68 N.Y.2d 553 (1986)
The New York State Constitution’s guarantee of freedom of expression provides greater protection than the First Amendment of the U.S. Constitution, requiring the state to demonstrate that its actions are no broader than necessary when incidentally burdening free expression, even if the government’s purpose isn’t to directly suppress speech.
Summary
The District Attorney sought to close Cloud Books, an adult bookstore, as a public nuisance due to illegal sexual acts by patrons. The New York Court of Appeals previously ruled that closing the bookstore implicated the First Amendment and required the least restrictive means. The Supreme Court reversed, holding that the First Amendment was not implicated. On remand, the New York Court of Appeals considered whether the New York State Constitution afforded greater protection. The court held that it does, requiring the state to show its actions are no broader than necessary to achieve its purpose when incidentally burdening free expression, even if not directly targeting speech.
Facts
Cloud Books operated an adult bookstore selling books and showing movies that were sexually explicit but not obscene. Patrons engaged in illegal sexual acts on the premises. The owner was aware of these activities but took no action to prevent them and wasn’t criminally charged. The District Attorney observed the illegal acts but didn’t arrest the offenders or seek an injunction. Instead, the DA sought to close the bookstore for a year under a public nuisance law.
Procedural History
The District Attorney sought a court order to close Cloud Books.

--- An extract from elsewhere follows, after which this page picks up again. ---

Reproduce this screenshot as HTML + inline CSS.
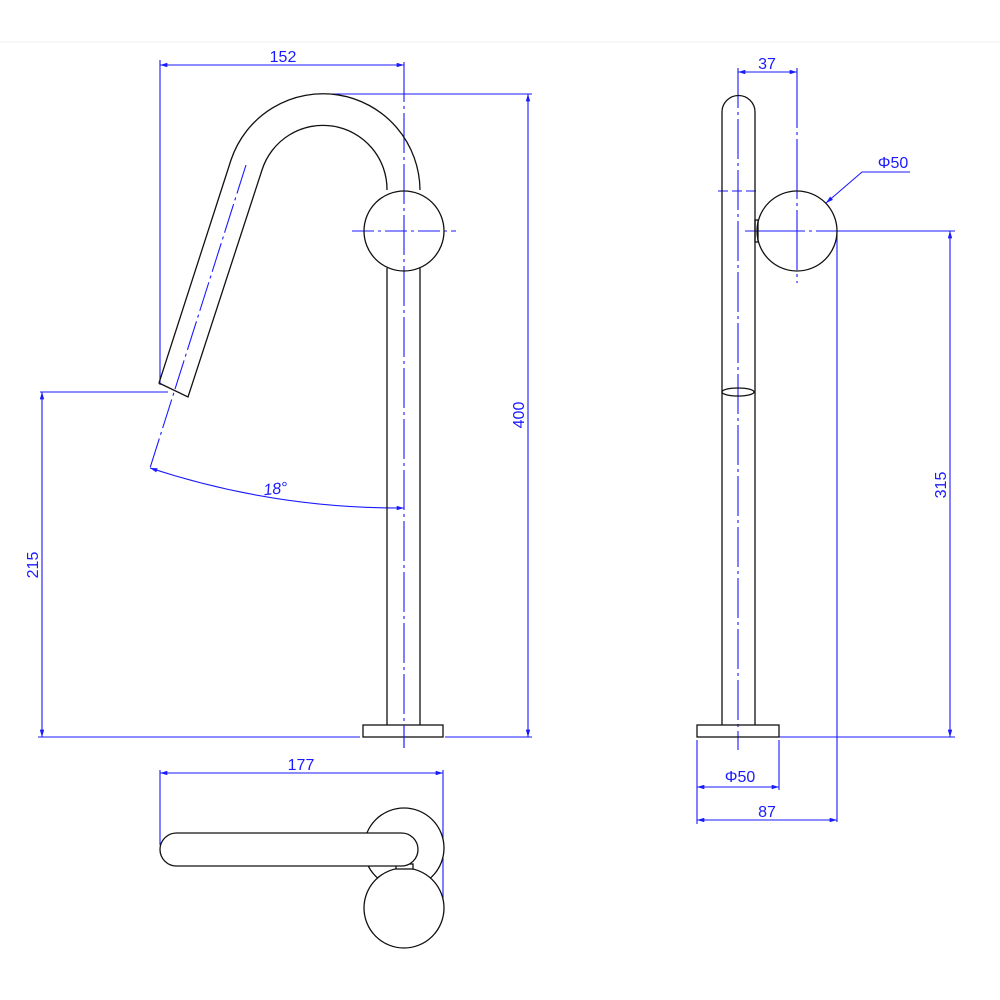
<!DOCTYPE html>
<html><head><meta charset="utf-8"><style>
html,body{margin:0;padding:0;background:#fff}
svg{display:block}
text{font-family:"Liberation Sans",sans-serif;fill:#1a1aff;font-size:16px}
</style></head><body>
<svg width="1000" height="1000" viewBox="0 0 1000 1000" xmlns="http://www.w3.org/2000/svg">
<defs>
<marker id="a" viewBox="0 0 10 6" refX="10" refY="3" markerWidth="7" markerHeight="4" orient="auto-start-reverse"><path d="M0 0L10 3L0 6z" fill="#1a1aff"/></marker>
</defs>
<line x1="0" y1="42" x2="1000" y2="42" stroke="#f0f0f0"/>
<g stroke="#1a1aff" stroke-width="1.1" fill="none">
<line x1="160" y1="60" x2="160" y2="385"/>
<line x1="160" y1="65" x2="404" y2="65" marker-start="url(#a)" marker-end="url(#a)"/>
<line x1="327" y1="94" x2="532" y2="94"/>
<line x1="528" y1="94" x2="528" y2="737" marker-start="url(#a)" marker-end="url(#a)"/>
<line x1="40" y1="392" x2="168" y2="392"/>
<line x1="42" y1="392" x2="42" y2="737" marker-start="url(#a)" marker-end="url(#a)"/>
<line x1="38" y1="737" x2="360" y2="737"/>
<line x1="445" y1="737" x2="532" y2="737"/>
<line x1="404" y1="62" x2="404" y2="748" stroke-dasharray="40 4 3 4"/>
<line x1="352" y1="231" x2="456" y2="231" stroke-dasharray="22 4 3 4"/>
<line x1="246" y1="165" x2="150" y2="468" stroke-dasharray="30 4 3 4"/>
<path d="M150 468 A800 800 0 0 0 404 508" marker-start="url(#a)" marker-end="url(#a)"/>
<line x1="738" y1="68" x2="738" y2="750" stroke-dasharray="40 4 3 4"/>
<line x1="797" y1="68" x2="797" y2="283" stroke-dasharray="60 4 3 4"/>
<line x1="738" y1="72" x2="797" y2="72" marker-start="url(#a)" marker-end="url(#a)"/>
<line x1="718" y1="191" x2="757" y2="191" stroke-dasharray="10 4"/>
<line x1="745" y1="231" x2="955" y2="231" stroke-dasharray="60 4 3 4 200"/>
<line x1="950" y1="231" x2="950" y2="737" marker-start="url(#a)" marker-end="url(#a)"/>
<line x1="779" y1="737" x2="955" y2="737"/>
<line x1="837" y1="231" x2="837" y2="822"/>
<polyline points="826,203 862,172 910,172" marker-start="url(#a)"/>
<line x1="697" y1="740" x2="697" y2="824"/>
<line x1="779" y1="740" x2="779" y2="790"/>
<line x1="697" y1="787" x2="779" y2="787" marker-start="url(#a)" marker-end="url(#a)"/>
<line x1="697" y1="820" x2="837" y2="820" marker-start="url(#a)" marker-end="url(#a)"/>
<line x1="160" y1="770" x2="160" y2="845"/>
<line x1="443" y1="770" x2="443" y2="905"/>
<line x1="160" y1="773" x2="443" y2="773" marker-start="url(#a)" marker-end="url(#a)"/>
</g>
<g stroke="#111" stroke-width="1.3" fill="none">
<path d="M420 190 A97 97 0 0 0 231 160 L159 383 L188 397 L262 170 A64 64 0 0 1 387 190"/>
<line x1="387" y1="268" x2="387" y2="725"/>
<line x1="420" y1="268" x2="420" y2="725"/>
<circle cx="404" cy="231" r="40"/>
<rect x="363" y="725" width="80" height="12"/>
<path d="M722 725 L722 112 A16.5 16.5 0 0 1 755 112 L755 725"/>
<ellipse cx="738" cy="392" rx="16" ry="4"/>
<circle cx="797" cy="231" r="40"/>
<rect x="755" y="220" width="3" height="22"/>
<rect x="697" y="725" width="82" height="12"/>
<circle cx="404" cy="848" r="40" fill="#fff"/>
<circle cx="404" cy="908" r="40" fill="#fff"/>
<rect x="396" y="864" width="17" height="5" fill="#fff"/>
<rect x="160" y="833" width="258" height="33" rx="16.5" fill="#fff"/>
</g>
<g stroke="#1a1aff" stroke-width="1.1"><line x1="404" y1="725" x2="404" y2="748"/></g>
<text x="283" y="62" text-anchor="middle">152</text>
<text x="767" y="69" text-anchor="middle">37</text>
<text x="893" y="168" text-anchor="middle">Φ50</text>
<text x="276" y="494" text-anchor="middle" font-style="italic" transform="rotate(-6 276 494)">18°</text>
<text x="740" y="782" text-anchor="middle">Φ50</text>
<text x="767" y="817" text-anchor="middle">87</text>
<text x="301" y="770" text-anchor="middle">177</text>
<text transform="translate(524 415) rotate(-90)" text-anchor="middle">400</text>
<text transform="translate(38 565) rotate(-90)" text-anchor="middle">215</text>
<text transform="translate(946 485) rotate(-90)" text-anchor="middle">315</text>
</svg>
</body></html>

The New York Court of Appeals initially held that the closure implicated the First Amendment and required the least restrictive means, which the prosecutor had not demonstrated. The Supreme Court reversed, finding no First Amendment implication. The case was remanded to the New York Court of Appeals to determine if the state constitution provided greater protection.
Issue(s)
Whether the State constitutional guarantee of freedom of expression is implicated by an order closing the defendant’s bookstore to prevent illegal acts by patrons, requiring the state to demonstrate that the closure is no broader than necessary to achieve its purpose.
Holding
Yes, because the State constitutional guarantee of freedom of expression is of no lesser vitality than the First Amendment and requires the state to prove that in seeking to close the store, it has chosen a course no broader than necessary to accomplish its purpose.
Court’s Reasoning
The court reasoned that while bound by Supreme Court decisions on federal constitutional rights, it independently interprets the New York State Constitution, which can supplement federal rights. New York has a history of fostering freedom of expression, sometimes tolerating works considered offensive elsewhere. The court emphasized that government regulations incidentally burdening free expression must be no broader than needed to achieve their purpose. While bookstores aren’t exempt from general nuisance laws, they’re entitled to special protection. The crucial factor is the impact on protected activity, not the government’s motivation. Closing a bookstore for a year has a significant impact on free expression, requiring the state to explore less restrictive sanctions first, such as arresting offenders or seeking injunctive relief. The court quoted Bellanca v. State Liq. Auth., stating that “at the very least, the guarantee of freedom of expression set forth in our State Constitution is of no lesser vitality than that set forth in the Federal Constitution”. The court distinguished between regulations with a slight and indirect impact on free expression (e.g., arresting a reporter for a traffic violation) from those with a substantial impact, such as closing a bookstore.